Disturbingly, as with so many ‘emergency’ measures, what ought to have been temporary became permanent.
Since then, the interests of consumers have been sacrificed as trying to pay for things in cash has become increasingly difficult.
All sorts of people rely on cash for all sorts of reasons.
For many it is the only means of payment for the goods they need, and given the multitude of sophisticated scams involving card payments, who can blame them?
An estimated five million adults in the UK still depend on cash, which, as a consequence, is used in six billion transactions each year.
Yet corporate powers, careless of consumer convenience, are determined to consolidate their influence and capture our data.
The uncomfortable truth is that every single card payment gives banks and big businesses more power over us all.
Multinational conglomerates persistently harvest information, selling it on to who knows who.
Numerous unaccountable corporations collect huge amounts of personal data, allegedly in our interests, but in fact use it to feed algorithms which identify suitable prospects who are then targeted with unrequested marketing material.
This is part of a broader trend whereby corporate behemoths, omnipresent in much of what we do yet rooted nowhere near us, determine what we spend, save and so how we live.
This domination can be seen in the pressure to move permanently to a cashless society, as big firms are getting more powerful and less interested in what is best for their customers.
Banks are amongst the worst culprits.
Having abandoned many high streets, claiming that the public don’t want branches, they simultaneously instruct that same public to bank online.
It is extraordinary that it is now almost impossible to open an account in a bank branch, and it seems that if you have the wrong opinions, like Mr Farage, it is impossible to have one at all.
Simultaneously, the bosses of major financial institutions of the kind that are doing all they can to foster our dependence on credit, along with chief executives of energy firms and supermarkets, have made an outrageous £100 million in pay and perks at a time when the rising cost of living is affecting their customers.

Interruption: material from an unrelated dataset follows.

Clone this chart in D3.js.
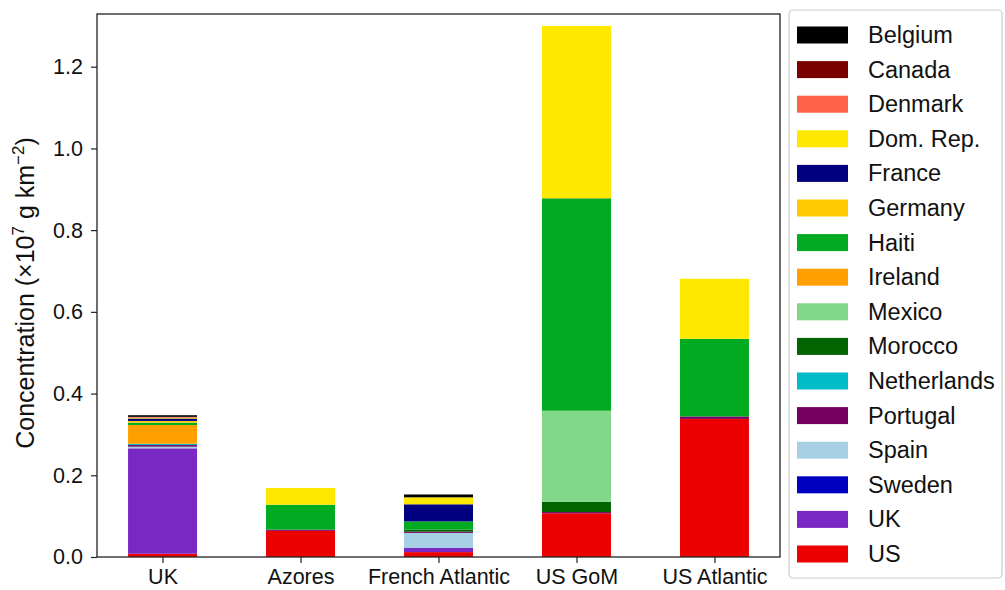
<!DOCTYPE html>
<html>
<head>
<meta charset="utf-8">
<script src="https://cdn.jsdelivr.net/npm/d3@7"></script>
<style>
  body { margin: 0; background: #fff; }
  svg { font-family: "Liberation Sans", Arial, sans-serif; }
</style>
</head>
<body>
<div id="chart"></div>
<script>
// sites on the x axis
var sites = ["UK", "Azores", "French Atlantic", "US GoM", "US Atlantic"];

// source countries, in legend order
var countries = ["Belgium", "Canada", "Denmark", "Dom. Rep.", "France", "Germany", "Haiti",
  "Ireland", "Mexico", "Morocco", "Netherlands", "Portugal", "Spain", "Sweden", "UK", "US"];

var colors = ["#000000", "#7a0000", "#ff6347", "#ffe800", "#000080", "#ffc800", "#00ab22",
  "#ffa000", "#80d888", "#006400", "#00bcc8", "#750060", "#a8d0e4", "#0000c0", "#7a28c4", "#ec0000"];

// values per country, one per site (x10^7 g km^-2)
var belgium     = [0.004, 0.000, 0.007, 0.000, 0.000];
var canada      = [0.000, 0.000, 0.000, 0.000, 0.000];
var denmark     = [0.002, 0.000, 0.000, 0.000, 0.000];
var domRep      = [0.002, 0.041, 0.017, 0.422, 0.147];
var france      = [0.006, 0.000, 0.042, 0.000, 0.000];
var germany     = [0.004, 0.000, 0.000, 0.000, 0.000];
var haiti       = [0.006, 0.061, 0.020, 0.520, 0.190];
var ireland     = [0.046, 0.000, 0.000, 0.000, 0.000];
var mexico      = [0.000, 0.000, 0.000, 0.223, 0.000];
var morocco     = [0.000, 0.000, 0.005, 0.025, 0.000];
var netherlands = [0.003, 0.000, 0.000, 0.000, 0.000];
var portugal    = [0.004, 0.003, 0.003, 0.003, 0.006];
var spain       = [0.004, 0.000, 0.037, 0.000, 0.000];
var sweden      = [0.000, 0.000, 0.000, 0.000, 0.000];
var uk          = [0.258, 0.000, 0.010, 0.000, 0.000];
var us          = [0.008, 0.064, 0.012, 0.107, 0.338];

var seriesValues = [belgium, canada, denmark, domRep, france, germany, haiti, ireland,
  mexico, morocco, netherlands, portugal, spain, sweden, uk, us];

var yTicks = [0.0, 0.2, 0.4, 0.6, 0.8, 1.0, 1.2];

var W = 1005, H = 590;
var m = {left: 97, right: 225, top: 14, bottom: 33};
var plotW = W - m.left - m.right, plotH = H - m.top - m.bottom;

var svg = d3.select("#chart").append("svg")
  .attr("width", W).attr("height", H);

// table: one row per site; stack from the last country (US) at the bottom
var table = sites.map(function (s, i) {
  var row = {site: s, idx: i};
  countries.forEach(function (c, k) { row[c] = seriesValues[k][i]; });
  return row;
});
var stackOrder = countries.slice().reverse();
var stacked = d3.stack().keys(stackOrder)(table);

var x = d3.scaleLinear().domain([-0.475, 4.475]).range([m.left, m.left + plotW]);
var y = d3.scaleLinear().domain([0, 1.329]).range([m.top + plotH, m.top]);
var barW = 0.5;

var color = d3.scaleOrdinal().domain(countries).range(colors);

// bars
svg.selectAll("g.layer")
  .data(stacked)
  .enter().append("g")
  .attr("class", "layer")
  .attr("fill", function (d) { return color(d.key); })
  .selectAll("rect")
  .data(function (d) { return d; })
  .enter().append("rect")
  .attr("x", function (d) { return x(d.data.idx - barW / 2); })
  .attr("width", function (d) { return x(barW) - x(0); })
  .attr("y", function (d) { return y(d[1]); })
  .attr("height", function (d) { return y(d[0]) - y(d[1]); });

// axes
var yAxis = d3.axisLeft(y).tickValues(yTicks).tickFormat(d3.format(".1f")).tickSize(6).tickPadding(8);
var gy = svg.append("g").attr("transform", "translate(" + m.left + ",0)").call(yAxis);
var xAxis = d3.axisBottom(x).tickValues(d3.range(sites.length))
  .tickFormat(function (i) { return sites[i]; }).tickSize(6).tickPadding(6);
var gx = svg.append("g").attr("transform", "translate(0," + (m.top + plotH) + ")").call(xAxis);

[gx, gy].forEach(function (g) {
  g.select(".domain").remove();
  g.selectAll("line").attr("stroke", "#222").attr("stroke-width", 1.2);
  g.selectAll("text").attr("fill", "#111");
});
gy.selectAll("text").attr("font-size", 21.5);
gx.selectAll("text").attr("font-size", 21.5);

// frame
svg.append("rect")
  .attr("x", m.left).attr("y", m.top).attr("width", plotW).attr("height", plotH)
  .attr("fill", "none").attr("stroke", "#222").attr("stroke-width", 1.3);

// y label
var yl = svg.append("text")
  .attr("transform", "translate(34,293) rotate(-90)")
  .attr("text-anchor", "middle").attr("font-size", 25).attr("fill", "#111");
yl.append("tspan").text("Concentration (\u00d710");
yl.append("tspan").attr("dy", -10).attr("font-size", 17).text("7");
yl.append("tspan").attr("dy", 10).text(" g km");
yl.append("tspan").attr("dy", -10).attr("font-size", 17).text("\u22122");
yl.append("tspan").attr("dy", 10).text(")");

// legend
var lg = svg.append("g").attr("transform", "translate(789,10)");
lg.append("rect")
  .attr("x", 0).attr("y", 0).attr("width", 213).attr("height", 568).attr("rx", 4)
  .attr("fill", "#fff").attr("stroke", "#ccc").attr("stroke-width", 1.2);
var item = lg.selectAll("g.item")
  .data(countries)
  .enter().append("g")
  .attr("class", "item")
  .attr("transform", function (d, i) { return "translate(0," + (25 + i * 34.6) + ")"; });
item.append("rect")
  .attr("x", 8).attr("y", -8.5).attr("width", 51).attr("height", 17)
  .attr("fill", function (d) { return color(d); });
item.append("text")
  .attr("x", 79).attr("y", 8)
  .attr("font-size", 23.5).attr("fill", "#111")
  .text(function (d) { return d; });
</script>
</body>
</html>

A desire for what seems easy may mean the inevitable decline of the use of cash, but the option to pay in notes and coins must remain.
Happily, the fact that support for maintaining cash payments comes from right across the political spectrum shows the breadth, as well as depth, of feeling.
A cashless society will inevitably exclude those marginalised or at risk of being so.
It will make our lives less free and hasten the transfer of power to those already dominant.
Credit cards and their like will continue to play a role in many lives, but knowing that with each card transaction, someone you might not want to is a little better informed about how you live is a very good reason to use cash whenever you can.